Requirement —
Repeat everything from the first line of the listing below through the line that contains "(0,0) rectangle (698,510);", exactly. Leave out pictures.

Given data —
****************************************
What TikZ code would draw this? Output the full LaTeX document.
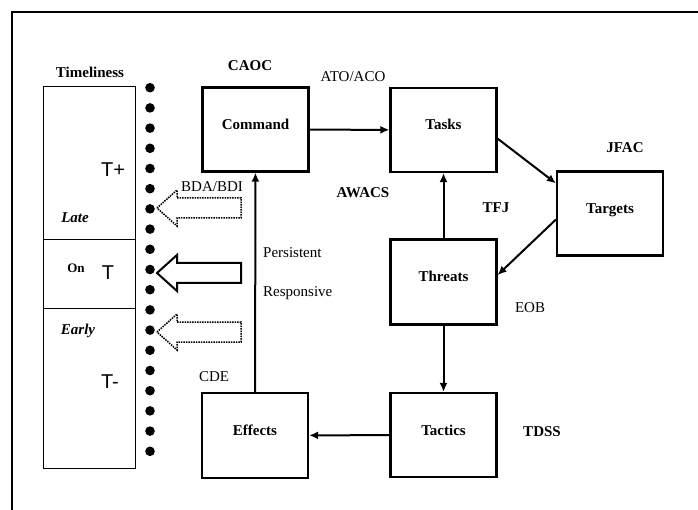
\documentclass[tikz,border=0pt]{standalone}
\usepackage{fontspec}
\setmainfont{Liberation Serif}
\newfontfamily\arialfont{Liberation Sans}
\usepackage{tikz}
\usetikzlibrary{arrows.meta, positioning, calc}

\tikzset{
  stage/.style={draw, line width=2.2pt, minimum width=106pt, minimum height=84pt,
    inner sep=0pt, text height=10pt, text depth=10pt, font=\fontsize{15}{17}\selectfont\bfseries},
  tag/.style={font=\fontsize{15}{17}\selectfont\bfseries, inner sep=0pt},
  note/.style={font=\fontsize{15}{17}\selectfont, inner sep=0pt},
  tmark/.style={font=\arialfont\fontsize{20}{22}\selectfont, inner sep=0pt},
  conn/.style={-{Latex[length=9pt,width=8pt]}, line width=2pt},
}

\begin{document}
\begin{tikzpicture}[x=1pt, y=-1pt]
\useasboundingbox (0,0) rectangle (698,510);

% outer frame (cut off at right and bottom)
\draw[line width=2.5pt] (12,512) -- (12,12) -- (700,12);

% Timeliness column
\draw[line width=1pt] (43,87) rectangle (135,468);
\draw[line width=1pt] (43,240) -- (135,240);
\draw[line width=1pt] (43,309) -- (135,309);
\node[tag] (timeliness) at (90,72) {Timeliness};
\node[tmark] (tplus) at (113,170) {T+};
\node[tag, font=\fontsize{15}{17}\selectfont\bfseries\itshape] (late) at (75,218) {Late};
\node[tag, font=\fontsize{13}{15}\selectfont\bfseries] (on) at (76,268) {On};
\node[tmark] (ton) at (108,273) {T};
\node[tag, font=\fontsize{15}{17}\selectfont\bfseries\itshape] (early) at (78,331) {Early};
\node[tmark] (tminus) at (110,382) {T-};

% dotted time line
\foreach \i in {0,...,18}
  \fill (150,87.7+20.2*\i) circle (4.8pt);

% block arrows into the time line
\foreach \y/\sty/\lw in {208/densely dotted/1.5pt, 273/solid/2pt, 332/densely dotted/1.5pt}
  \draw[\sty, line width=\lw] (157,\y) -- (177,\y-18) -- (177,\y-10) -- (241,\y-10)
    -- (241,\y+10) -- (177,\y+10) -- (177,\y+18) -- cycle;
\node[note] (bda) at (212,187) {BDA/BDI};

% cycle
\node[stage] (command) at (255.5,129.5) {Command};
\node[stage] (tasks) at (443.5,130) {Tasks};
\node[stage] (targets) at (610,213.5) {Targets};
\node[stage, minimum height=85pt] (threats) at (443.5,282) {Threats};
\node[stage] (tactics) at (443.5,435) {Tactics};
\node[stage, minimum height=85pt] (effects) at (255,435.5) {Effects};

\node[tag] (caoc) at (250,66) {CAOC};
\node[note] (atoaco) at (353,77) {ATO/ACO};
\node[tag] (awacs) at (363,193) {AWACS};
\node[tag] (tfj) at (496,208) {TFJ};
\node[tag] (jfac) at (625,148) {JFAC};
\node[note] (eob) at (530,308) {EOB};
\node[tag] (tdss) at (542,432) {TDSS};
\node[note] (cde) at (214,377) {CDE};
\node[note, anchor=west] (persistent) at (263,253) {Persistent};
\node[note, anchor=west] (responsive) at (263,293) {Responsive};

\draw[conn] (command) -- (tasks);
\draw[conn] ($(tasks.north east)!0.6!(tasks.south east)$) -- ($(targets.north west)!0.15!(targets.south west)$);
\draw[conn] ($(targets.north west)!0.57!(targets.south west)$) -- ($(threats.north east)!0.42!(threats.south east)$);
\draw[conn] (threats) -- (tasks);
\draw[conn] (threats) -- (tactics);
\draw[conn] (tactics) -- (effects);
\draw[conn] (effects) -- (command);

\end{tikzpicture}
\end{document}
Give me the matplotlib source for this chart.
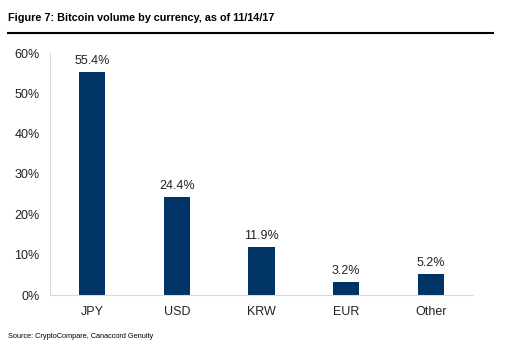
****************************************
Complete answer —
What TikZ code would draw this? Output the full LaTeX document.
\documentclass[tikz,border=0pt]{standalone}
\usepackage{fontspec}
\setmainfont{Liberation Serif}
\newfontfamily\arialfont{Liberation Sans}
\usepackage{tikz}
\usetikzlibrary{arrows.meta, positioning, calc}

\tikzset{
  stage/.style={draw, line width=2.2pt, minimum width=106pt, minimum height=84pt,
    inner sep=0pt, text height=10pt, text depth=10pt, font=\fontsize{15}{17}\selectfont\bfseries},
  tag/.style={font=\fontsize{15}{17}\selectfont\bfseries, inner sep=0pt},
  note/.style={font=\fontsize{15}{17}\selectfont, inner sep=0pt},
  tmark/.style={font=\arialfont\fontsize{20}{22}\selectfont, inner sep=0pt},
  conn/.style={-{Latex[length=9pt,width=8pt]}, line width=2pt},
}

\begin{document}
\begin{tikzpicture}[x=1pt, y=-1pt]
\useasboundingbox (0,0) rectangle (698,510);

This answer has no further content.